Christopher M. Lowery, research associate professor at the University of Texas Institute for Geophysics (UTIG) and lead author of the Geology article, said, “It’s ridiculously fast . . . This research helps us understand just how quickly new species can evolve after extreme events and also how quickly the environment began to recover after the Chicxulub impact.”2 Coauthor Professor Timothy Bralower of the Department of Geosciences at Penn State University added, “The speed of the recovery demonstrates just how resilient life is, to have complex life reestablished within a geologic heartbeat is truly astounding.”2

This “ridiculously fast” recovery is hardly surprising from a biblical viewpoint.2 God engineered His living creation with the ability to rapidly recover after the devastating Flood via their adaptation potential that was built into their DNA. All animals were able to adapt to the new and diverse environments after the Flood, so much so that they look designed to live in those environments today—because they were engineered from the beginning to have the innate ability to adapt to their environment.

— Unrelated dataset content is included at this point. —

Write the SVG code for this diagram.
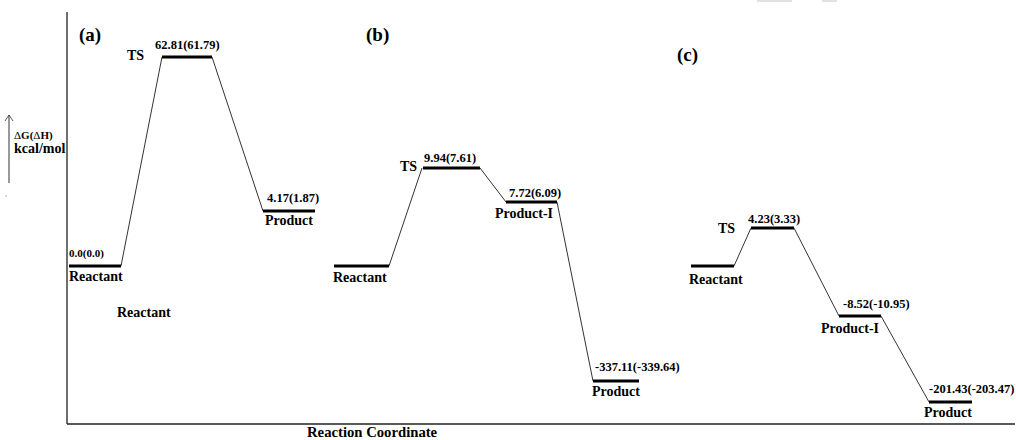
<svg xmlns="http://www.w3.org/2000/svg" width="1016" height="440" viewBox="0 0 1016 440">
<defs>
<style>
text{font-family:"Liberation Serif","Times New Roman",serif;font-weight:bold;fill:#000}
.lvl{stroke:#000;stroke-width:3;fill:none}
.con{stroke:#333;stroke-width:1;fill:none}
.ax{stroke:#222;stroke-width:1.3;fill:none}
.val{font-size:12.5px}
.lab{font-size:14px}
.pan{font-size:19px}
</style>
</defs>
<rect width="1016" height="440" fill="#fff"/>
<rect x="757" y="0" width="35" height="2" fill="#e2e2e2"/>
<rect x="822" y="0" width="15" height="2" fill="#e2e2e2"/>
<g id="axes">
<line class="ax" x1="67" y1="12" x2="67" y2="424"/>
<line class="ax" x1="67" y1="424" x2="1015" y2="424"/>
<text x="307" y="437" style="font-size:14.7px">Reaction Coordinate</text>
<line x1="9" y1="183" x2="9" y2="115" stroke="#333" stroke-width="1"/>
<path d="M5,121 L9,115 L13,121" stroke="#333" stroke-width="0.8" fill="none"/>
<text x="14" y="139" style="font-size:11px"><tspan font-weight="normal">Δ</tspan>G(<tspan font-weight="normal">Δ</tspan>H)</text>
<text x="14" y="153" class="lab">kcal/mol</text>
<circle cx="6" cy="196" r="0.6" fill="#555"/>
</g>
<g id="connectors">
<line class="con" x1="121" y1="266" x2="162" y2="57"/>
<line class="con" x1="212" y1="57" x2="263" y2="211"/>
<line class="con" x1="389" y1="266" x2="422" y2="168"/>
<line class="con" x1="480" y1="168" x2="506" y2="202"/>
<line class="con" x1="557" y1="202" x2="593" y2="381"/>
<line class="con" x1="734" y1="266" x2="751" y2="228"/>
<line class="con" x1="794" y1="228" x2="839" y2="316"/>
<line class="con" x1="881" y1="316" x2="929" y2="402"/>
</g>
<g id="panel-a">
<text x="79" y="41" class="pan">(a)</text>
<g id="a-reactant">
<line class="lvl" x1="69" y1="266" x2="121" y2="266"/>
<text x="69" y="257" style="font-size:11px">0.0(0.0)</text>
<text x="69" y="281" class="lab">Reactant</text>
</g>
<g id="a-ts">
<line class="lvl" x1="162" y1="57" x2="212" y2="57"/>
<text x="155" y="49" class="val">62.81(61.79)</text>
<text x="127" y="60" class="lab">TS</text>
</g>
<g id="a-product">
<line class="lvl" x1="263" y1="211" x2="315" y2="211"/>
<text x="267" y="202" class="val">4.17(1.87)</text>
<text x="265" y="225" class="lab">Product</text>
</g>
<text x="117" y="317" class="lab">Reactant</text>
</g>
<g id="panel-b">
<text x="366" y="41" class="pan">(b)</text>
<g id="b-reactant">
<line class="lvl" x1="334" y1="266" x2="389" y2="266"/>
<text x="333" y="282" class="lab">Reactant</text>
</g>
<g id="b-ts">
<line class="lvl" x1="423" y1="168" x2="480" y2="168"/>
<text x="424" y="162" class="val">9.94(7.61)</text>
<text x="400" y="171" class="lab">TS</text>
</g>
<g id="b-product-i">
<line class="lvl" x1="506" y1="202" x2="557" y2="202"/>
<text x="509" y="197" class="val">7.72(6.09)</text>
<text x="495" y="218" class="lab">Product-I</text>
</g>
<g id="b-product">
<line class="lvl" x1="593" y1="381" x2="639" y2="381"/>
<text x="595" y="371" class="val">-337.11(-339.64)</text>
<text x="592" y="396" class="lab">Product</text>
</g>
</g>
<g id="panel-c">
<text x="677" y="61" class="pan">(c)</text>
<g id="c-reactant">
<line class="lvl" x1="691" y1="266" x2="734" y2="266"/>
<text x="689" y="284" class="lab">Reactant</text>
</g>
<g id="c-ts">
<line class="lvl" x1="751" y1="228" x2="794" y2="228"/>
<text x="748" y="223" class="val">4.23(3.33)</text>
<text x="718" y="233" class="lab">TS</text>
</g>
<g id="c-product-i">
<line class="lvl" x1="839" y1="316" x2="881" y2="316"/>
<text x="843" y="308" class="val">-8.52(-10.95)</text>
<text x="821" y="333" class="lab">Product-I</text>
</g>
<g id="c-product">
<line class="lvl" x1="929" y1="402" x2="972" y2="402"/>
<text x="929" y="393" class="val">-201.43(-203.47)</text>
<text x="924" y="417" class="lab">Product</text>
</g>
</g>
</svg>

At ICR, we don’t agree with the conventional science asteroid story.5 And we don’t accept the five secular extinction events mixed though the rock record. Instead, these supposed extinctions are merely the last occurrences of many types of flora and fauna buried by the floodwaters. The fossil record is really a record of the complete annihilation of ecosystem after ecosystem, giving the appearance of extinction events as each ecological zone was buried in succession.

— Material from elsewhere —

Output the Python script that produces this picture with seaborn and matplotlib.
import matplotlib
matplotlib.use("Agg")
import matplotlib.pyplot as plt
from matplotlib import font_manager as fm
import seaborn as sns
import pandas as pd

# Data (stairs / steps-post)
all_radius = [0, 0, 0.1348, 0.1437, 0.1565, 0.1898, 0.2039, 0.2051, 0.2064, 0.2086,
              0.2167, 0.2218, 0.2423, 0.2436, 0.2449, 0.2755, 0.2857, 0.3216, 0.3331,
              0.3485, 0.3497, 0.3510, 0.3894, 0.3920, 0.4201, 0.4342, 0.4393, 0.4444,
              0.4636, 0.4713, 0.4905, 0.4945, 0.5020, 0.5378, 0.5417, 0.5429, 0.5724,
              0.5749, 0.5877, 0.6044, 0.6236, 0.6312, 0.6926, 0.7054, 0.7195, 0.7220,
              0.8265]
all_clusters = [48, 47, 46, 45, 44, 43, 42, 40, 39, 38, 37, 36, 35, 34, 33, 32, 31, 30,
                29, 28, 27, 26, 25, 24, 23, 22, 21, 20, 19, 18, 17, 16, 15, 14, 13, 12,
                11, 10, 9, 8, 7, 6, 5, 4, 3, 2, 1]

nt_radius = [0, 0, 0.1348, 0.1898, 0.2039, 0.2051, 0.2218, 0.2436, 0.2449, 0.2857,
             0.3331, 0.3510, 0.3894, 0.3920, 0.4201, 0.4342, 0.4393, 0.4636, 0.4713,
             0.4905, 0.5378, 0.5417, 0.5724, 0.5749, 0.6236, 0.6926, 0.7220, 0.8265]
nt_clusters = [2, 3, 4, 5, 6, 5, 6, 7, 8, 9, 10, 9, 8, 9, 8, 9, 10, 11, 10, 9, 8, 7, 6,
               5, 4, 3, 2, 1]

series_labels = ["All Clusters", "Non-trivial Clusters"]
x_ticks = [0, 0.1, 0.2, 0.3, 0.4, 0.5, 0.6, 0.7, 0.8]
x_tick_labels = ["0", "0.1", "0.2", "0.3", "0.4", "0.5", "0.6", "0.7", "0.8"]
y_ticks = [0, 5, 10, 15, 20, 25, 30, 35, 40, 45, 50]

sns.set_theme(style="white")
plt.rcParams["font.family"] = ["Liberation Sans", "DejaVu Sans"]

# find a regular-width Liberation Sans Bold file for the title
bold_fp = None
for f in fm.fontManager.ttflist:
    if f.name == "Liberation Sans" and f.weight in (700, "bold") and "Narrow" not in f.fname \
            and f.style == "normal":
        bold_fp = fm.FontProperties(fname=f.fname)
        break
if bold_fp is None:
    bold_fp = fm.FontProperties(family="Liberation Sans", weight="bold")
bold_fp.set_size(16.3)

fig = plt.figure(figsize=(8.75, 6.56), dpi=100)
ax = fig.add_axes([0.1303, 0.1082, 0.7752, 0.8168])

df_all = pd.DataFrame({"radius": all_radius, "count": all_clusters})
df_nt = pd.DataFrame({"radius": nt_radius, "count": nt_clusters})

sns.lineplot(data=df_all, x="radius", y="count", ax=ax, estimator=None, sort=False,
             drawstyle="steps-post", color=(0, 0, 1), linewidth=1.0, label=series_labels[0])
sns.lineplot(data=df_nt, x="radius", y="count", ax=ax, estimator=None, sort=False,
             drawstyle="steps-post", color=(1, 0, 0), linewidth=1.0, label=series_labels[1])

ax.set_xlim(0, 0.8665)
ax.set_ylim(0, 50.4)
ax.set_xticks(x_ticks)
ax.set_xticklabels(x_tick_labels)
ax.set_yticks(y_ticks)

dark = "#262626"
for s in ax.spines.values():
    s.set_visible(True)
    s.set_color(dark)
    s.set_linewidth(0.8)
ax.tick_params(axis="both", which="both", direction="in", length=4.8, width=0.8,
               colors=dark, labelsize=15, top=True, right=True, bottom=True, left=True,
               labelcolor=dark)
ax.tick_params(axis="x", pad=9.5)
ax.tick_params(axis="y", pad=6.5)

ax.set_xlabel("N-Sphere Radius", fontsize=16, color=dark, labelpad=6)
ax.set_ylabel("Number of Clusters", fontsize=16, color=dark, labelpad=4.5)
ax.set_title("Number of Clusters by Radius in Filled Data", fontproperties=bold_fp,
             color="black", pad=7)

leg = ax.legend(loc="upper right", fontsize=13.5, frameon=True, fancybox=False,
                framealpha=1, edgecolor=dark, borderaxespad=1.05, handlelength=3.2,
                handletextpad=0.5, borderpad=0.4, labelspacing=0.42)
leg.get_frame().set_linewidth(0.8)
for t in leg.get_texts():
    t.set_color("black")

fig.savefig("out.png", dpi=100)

The real rapid recovery was not between these so-called extinctions but at the end of the Flood year, when animals had to venture out into new ecological niches. Ecological recovery reflects the engineered ability of God’s creation to recover, rebound, recolonize, and fill the earth after the Flood. At last, conventional science is realizing that recovery can occur quickly.

References

  1. Thomas, B. 2020. Biological Bounceback at Mount St. Helens. Acts & Facts. 49 (8): 14.
  2. University of Texas at Austin. Life Rebounded Shockingly Fast After the Asteroid That Killed the Dinosaurs. ScienceDaily. Posted on sciencedaily.com March 15, 2026.
  3. Palmer, T. 1999. Controversy: Catastrophism and Evolution; The Ongoing Debate. New York, NY: Kluwer Academic/Plenum Publishers, 143.
  4. Garrison, T. S. and R. Ellis. 2022. Oceanography: An Invitation to Marine Science, 10th ed. Boston, MA: Cengage Learning, 393.
  5. Clarey, T. L. 2017. Do the Data Support a Large Meteorite Impact at Chicxulub? Answers Research Journal. 10: 71–88.
  6. Lowery, C. M. et al. 2026. New Species Evolved Within a Few Thousand Years of the Chicxulub Impact. Geology. 54 (3): 285–288.

* Dr. Sherwin is a science news writer at the Institute for Creation Research. He earned an M.A. in invertebrate zoology from the University of Northern Colorado and received an honorary doctorate of science from Pensacola Christian College.